Questa solida integrazione produttiva realizzata tra il Nord industriale dell'Italia con la Germania, e soprattutto con l'area renana e bavarese, è derivata soprattutto dalla dismissione da parte dell'Italia dei grandi insediamenti produttivi, dal settore metallurgico e quello automobilistico, fino alla chimica. Ma ora
questa sinergia è messa in discussione dalla transizione energetica, con l'abbandono forzato delle automobili con motori a combustione interna e dalla rinuncia al gas russo a costi convenienti anche da parte della Germania.
Occorre dunque guardare con particolare attenzione i
dati destagionalizzati relativi alla produzione industriale italiana, senza fermarsi a quelli che riguardano i beni di consumo, durevoli e non durevoli, che pure segnano un andamento al ribasso: a marzo scorso, l'indice destagionalizzato e corretto per gli effetti del calendario relativo a questa categoria di beni (2015=100) è stato pari a 111,1 con una variazione negativa di -4,7 punti rispetto al marzo 2022.
Lo stesso è accaduto con i prodotti intermedi, con l'indice destagionalizzato che a marzo scorso ha toccato appena quota 98,4. Non solo questo valore è più basso di quello di ben otto anni fa, il 2015=100, ma è più basso di tutti quelli rilevati nel biennio 2021-2022, visto che il livello più alto era stato raggiunto nel luglio 2021 con 106,9. Anche i corretti con gli effetti del calendario mostrano un andamento analogo: a marzo scorso l'indice è stato pari a 110,4 mentre era stato di 117,4 a marzo 2022.

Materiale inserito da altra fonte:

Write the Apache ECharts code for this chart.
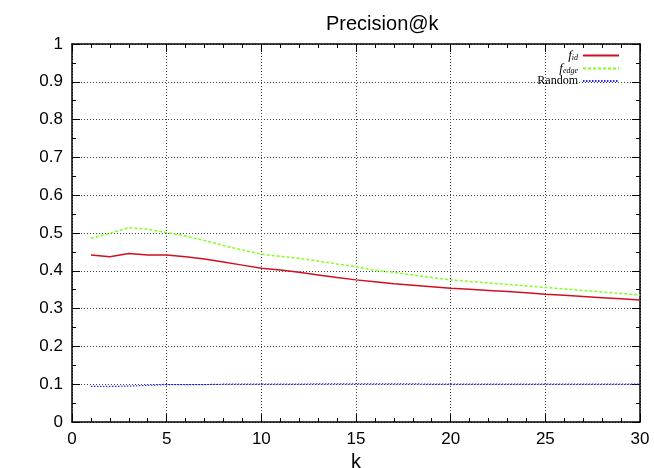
<!DOCTYPE html>
<html>
<head>
<meta charset="utf-8">
<script src="https://cdn.jsdelivr.net/npm/echarts@6/dist/echarts.min.js"></script>
<style>
html,body{margin:0;padding:0;background:#fff;}
#main{width:654px;height:468px;}
</style>
</head>
<body>
<div id="main"></div>
<script>
var kValues = [1,2,3,4,5,6,7,8,9,10,11,12,13,14,15,16,17,18,19,20,21,22,23,24,25,26,27,28,29,30];
var fId = [0.442,0.437,0.446,0.442,0.442,0.437,0.431,0.423,0.415,0.407,0.402,0.396,0.389,0.382,0.376,0.371,0.366,0.362,0.358,0.354,0.351,0.348,0.345,0.342,0.338,0.335,0.332,0.329,0.326,0.323];
var fEdge = [0.486,0.499,0.514,0.510,0.501,0.492,0.480,0.467,0.455,0.444,0.438,0.433,0.426,0.418,0.411,0.401,0.396,0.389,0.382,0.376,0.372,0.368,0.364,0.360,0.356,0.352,0.348,0.344,0.340,0.336];
var randomP = [0.094,0.094,0.095,0.097,0.099,0.099,0.099,0.100,0.100,0.100,0.100,0.100,0.101,0.101,0.101,0.101,0.101,0.101,0.100,0.100,0.100,0.100,0.100,0.100,0.100,0.100,0.100,0.100,0.100,0.100];
var yTicks = ['0','0.1','0.2','0.3','0.4','0.5','0.6','0.7','0.8','0.9','1'];

function pairs(vals) {
    var out = [];
    for (var i = 0; i < kValues.length; i++) out.push([kValues[i], vals[i]]);
    return out;
}

var font = '"Liberation Sans", Arial, sans-serif';
var myChart = echarts.init(document.getElementById('main'));

// one axis: major ticks (len 8) or minor ticks (len 4), all pointing inward
function makeAxis(pos, max, interval, tickLen, showLine, extra) {
    var a = {
        type: 'value', position: pos, min: 0, max: max, interval: interval,
        axisLine: {show: showLine, onZero: false, lineStyle: {color: '#000', width: 1.5}},
        axisTick: {show: true, inside: true, length: tickLen, lineStyle: {color: '#000', width: 1}},
        axisLabel: {show: false},
        splitLine: {show: false}
    };
    for (var k in extra) a[k] = extra[k];
    return a;
}

var gridLine = {show: true, lineStyle: {color: '#444', type: [1, 2], width: 1}};

var option = {
    backgroundColor: '#fff',
    animation: false,
    title: {
        text: 'Precision@k',
        left: 321,
        top: 9,
        textStyle: {fontFamily: font, fontSize: 20, fontWeight: 'normal', color: '#000'}
    },
    legend: {
        orient: 'vertical',
        right: 29,
        top: 44,
        align: 'right',
        itemWidth: 36,
        itemHeight: 8,
        itemGap: 0,
        itemStyle: {opacity: 0},
        data: ['f_id', 'f_edge', 'Random'],
        formatter: function (name) {
            if (name === 'Random') return '{rm|Random}';
            return '{it|f}{sub|' + name.split('_')[1] + '}';
        },
        textStyle: {
            fontFamily: '"Liberation Serif", serif',
            color: '#000',
            rich: {
                rm: {fontFamily: '"Liberation Serif", serif', fontSize: 12, color: '#000'},
                it: {fontFamily: '"Liberation Serif", serif', fontStyle: 'italic', fontSize: 13, color: '#000'},
                sub: {fontFamily: '"Liberation Serif", serif', fontStyle: 'italic', fontSize: 8, color: '#000', verticalAlign: 'bottom', padding: [4, 0, 0, 0]}
            }
        }
    },
    grid: {left: 72, right: 14, top: 44, bottom: 46, outerBoundsMode: 'none', containLabel: false},
    xAxis: [
        makeAxis('bottom', 30, 5, 8, true, {
            name: 'k', nameLocation: 'middle', nameGap: 30,
            nameTextStyle: {fontFamily: font, fontSize: 20, color: '#000'},
            axisLabel: {show: true, fontFamily: font, fontSize: 17, color: '#000', margin: 9},
            splitLine: gridLine
        }),
        makeAxis('top', 30, 5, 8, true, {}),
        makeAxis('bottom', 30, 1, 4, false, {}),
        makeAxis('top', 30, 1, 4, false, {})
    ],
    yAxis: [
        makeAxis('left', 1, 0.1, 8, true, {
            name: 'Precision', nameLocation: 'middle', nameGap: 48,
            nameTextStyle: {fontFamily: font, fontSize: 20, color: '#000', padding: [0, 0, 22, 0]},
            axisLabel: {show: true, fontFamily: font, fontSize: 17, color: '#000', margin: 9,
                formatter: function (v) { return yTicks[Math.round(v * 10)]; }},
            splitLine: gridLine
        }),
        makeAxis('right', 1, 0.1, 8, true, {}),
        makeAxis('left', 1, 0.05, 4, false, {}),
        makeAxis('right', 1, 0.05, 4, false, {})
    ],
    series: [
        {
            name: 'f_id', type: 'line', showSymbol: false, symbol: 'none',
            data: pairs(fId), color: '#d01020',
            lineStyle: {color: '#d01020', width: 1.5, type: 'solid'}
        },
        {
            name: 'f_edge', type: 'line', showSymbol: false, symbol: 'none',
            data: pairs(fEdge), color: '#80ff20',
            lineStyle: {color: '#80ff20', width: 1.5, type: [3, 2]}
        },
        {
            name: 'Random', type: 'line', showSymbol: false, symbol: 'none',
            data: pairs(randomP), color: '#2020ff',
            lineStyle: {color: '#2020ff', width: 1.2, type: [1.5, 1.5]}
        }
    ]
};
myChart.setOption(option);
</script>
</body>
</html>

Bisogna guardare all'economia reale, alla produzione industriale, visto che poi tutto si riflette a livello macroeconomico sulla crescita del PIL:
sulla base del DEF 2023, quest'anno il PIL reale dovrebbe crescere solo dell'1%, mentre quello nominale del 5,8% visto che il deflatore del PIL (l'indicatore che misura l'inflazione complessiva, non solo quella dei prezzi al consumo) è previsto in crescita del 4,8%.